How can any Republican senator vote to elevate to the Supreme Court
a judge who, all her life, has believed in, preached and practiced
race discrimination against white males, without endorsing the
Obama-Sotomayor view that diversity trumps equal justice, and
race-based justice should have its own seat on the high court?

Down the path Sotomayor would take us lies an America where
Hispanic justices rule for Hispanics, black judges rule for blacks
and white judges rule for white folks.

It is an America where who gets admitted to the best colleges and
universities is not decided on grades and academic excellence, but
on race and ethnicity, where advancement in jobs and careers
depends not on aptitude and ability, but on where your grandparents
came from.

On principle, Republicans cannot support Sonia Sotomayor.

And politically, if they do, why should the white working man and
woman ever vote Republican again, as it is they who are the
designated victims of the race-based justice of Sonia Sotomayor?

It was Richard Nixon who brought the white working class, North and
South, into his New Majority, when he increased the Republican
presidential vote from 43 percent in 1968 to 61 percent in 1972.
Ronald Reagan solidified this base.

But why should the white working and middle class stay with the
GOP? Its presidents exported their jobs to Mexico, China and Asia,
and threw open America's doors to tens of millions, legal and
illegal, from the Third World, who have swamped their cities and
towns.

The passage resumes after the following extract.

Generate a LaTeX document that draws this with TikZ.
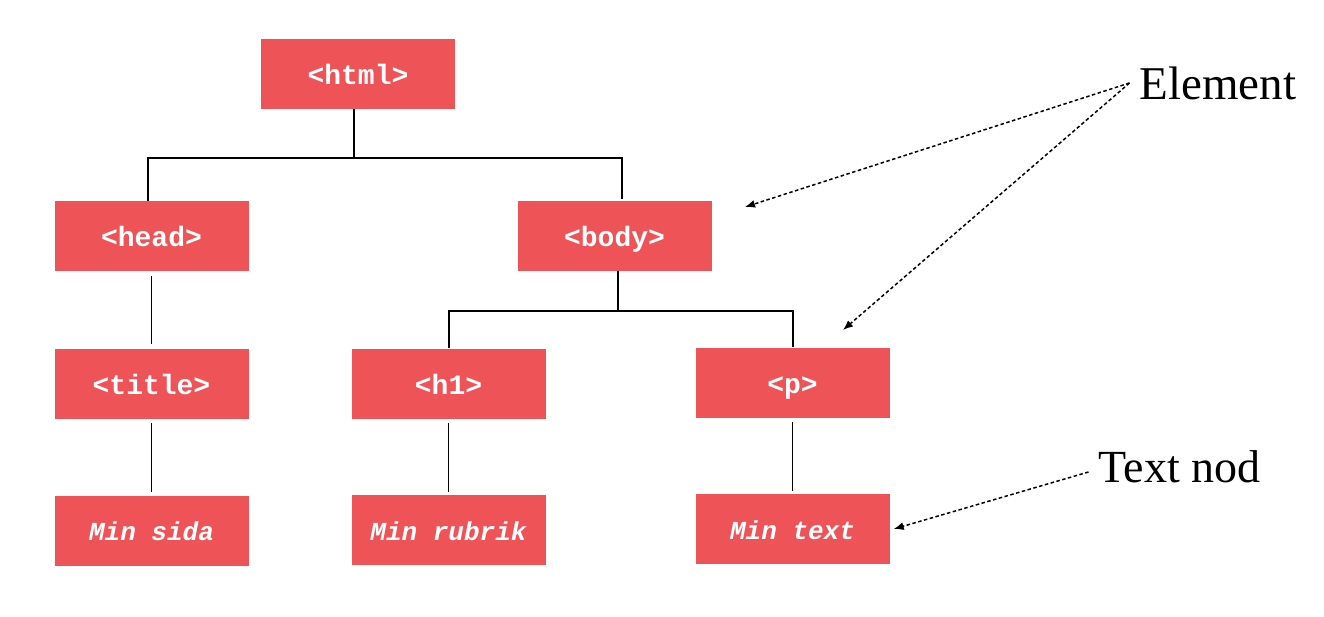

If the GOP will not end race-based affirmative action, which
threatens the futures of their children, why vote for the GOP?

Why should white folks vote for anyone who says, "We are against
race discrimination, unless it is discrimination against you"?

Obama would not have selected Sotomayor if he did not share her
convictions. And there is nothing in his writings or career to hint
at disagreement. Thus it comes down to the senators, especially the
Republicans. A vote for Sonia Sotomayor is a vote to affirm that
race-based justice deserves its own seat on the U.S. Supreme Court.

But if that happens, it will not only be the race consciousness of
Hispanics that will be on the rise in the good old U.S.A.